Day Two of IGF will host all remaining sessions on Net Neutrality; if fact, greatest fans like me can devote the whole Wednesday to Net Neutrality. Two remaining workshops will take place before the Main Session, so that their findings can be fed into it.

  • Workshop 208 titled Net Neutrality, Zero-Rating & Development: What’s the Data? kicks off at 9.00 in room 5. Zero rating tariffs is a very hot topic nowadays, moreover after Chilean regulator prohibited them; on an opposite direction, Mexican government is supporting zero ratings to access e-government services. While supporters claim it helps bringing down costs of access in developing countries and thus fosters Internet take up, opponents consider them as an ISP tool to discriminate OTTs services by favoring their own or partners’ services. To my understanding, on top of fully agreeing zero rating tariffs do have a great value as a first and free approach to Internet in developing countries, it is just a common, quite old, and widely accepted commercial tool: no one complaint about the practice when telecoms were giving away mobile handsets for free when contracting traffic bundle, not even manufacturer X for manufacturer Y’s handset being given away instead of its.
  • Network Neutrality: a Roadmap for Infrastructure Enhancement, workshop 172, will follow at 11.00. The debate will certainly have two sided market models and the financing of access networks as the background of the discussion, and will try to figure out how to go ahead with network enhancement or deployment while upholding network neutrality principles. It seems the session is taken by granted that private investment in networks is somehow opposed to network neutrality. Should we consider innovation as universal right in the Internet, and thus to be allowed in all segments of the Internet value chain –including in access networks and ISPs–, network neutrality and network enhancement could marry and live happily ever after.
  • The description of the main session, named Network Neutrality, Towards a Common Understanding of a Complex Issue can be found at IGF 2014 website. The session will be divided into three segments with three discussion leaders for each segment, looking at technical, economic, end-user, social and human rights perspectives. Regulatory and development perspectives will be dealt with as cross-cutting issues. Having the technical segment first will help to frame issues, understanding how the Internet works and what approaches different ISPs are taking for traffic management and why, thus avoiding to get lost in vague “theological” discussions. The range of topics to be discussed along these three segments should be wide and include among others freedom of expression, ensuring consumer choice, unfettered access to the Internet and access to all legal content, network transparency, ensuring competition among OTTs and network management. The main session will last three hours, so despite the high number of discussion leaders and discussants, there should be enough space for participants, including remote participants.
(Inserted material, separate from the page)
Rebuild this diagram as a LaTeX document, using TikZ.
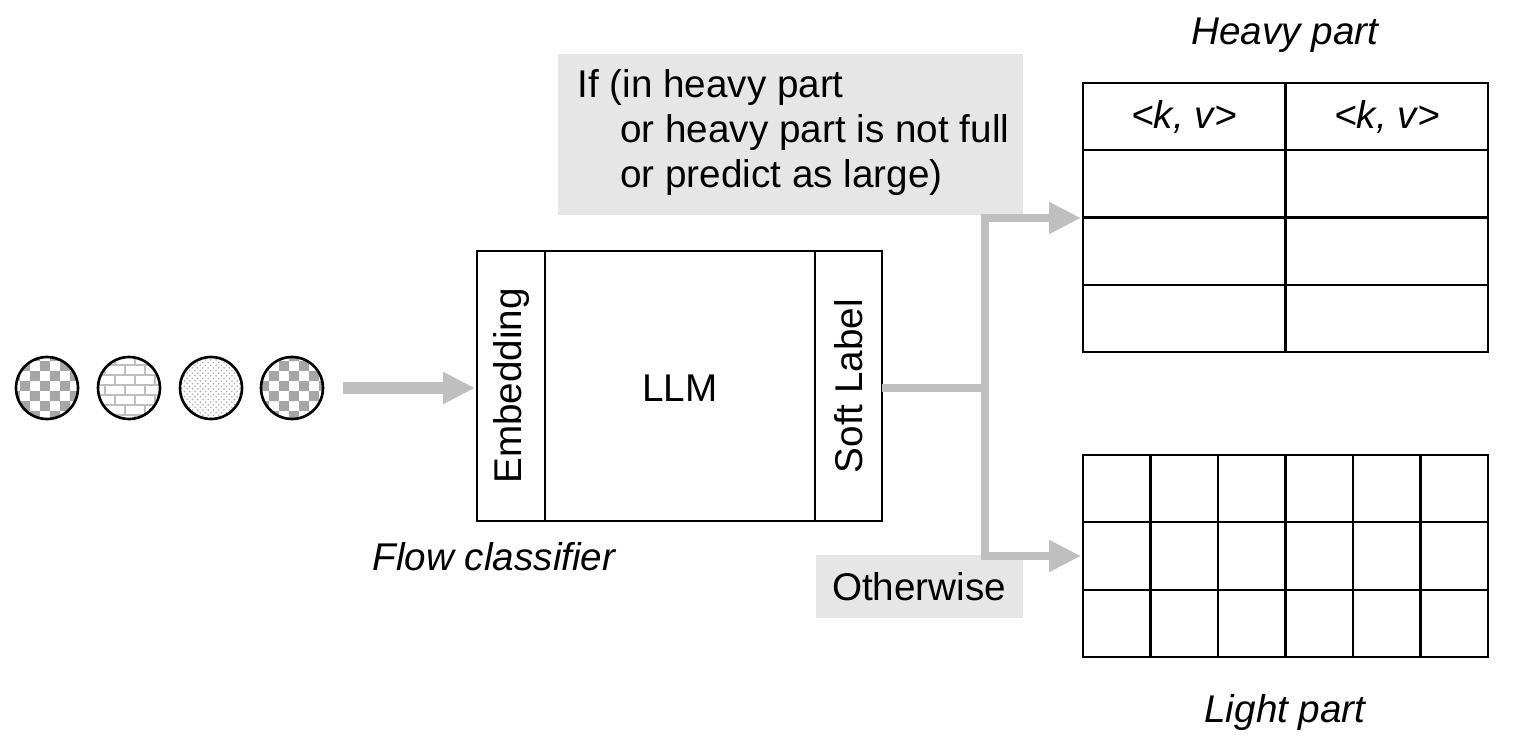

What I would expect of this main session on Net Neutrality is what its name suggests, a common understanding on it, so that we all have a clear, transparent and unbiased picture on how best achieving an Open Internet for the end benefit of users and society.

This expectation could as well be also extended to the whole IGF, a process to share knowledge, ideas and different point of views; a process where all stakeholders can participate and be heard. This is the best possible outcome for a sustainable and ever- lasting IGF.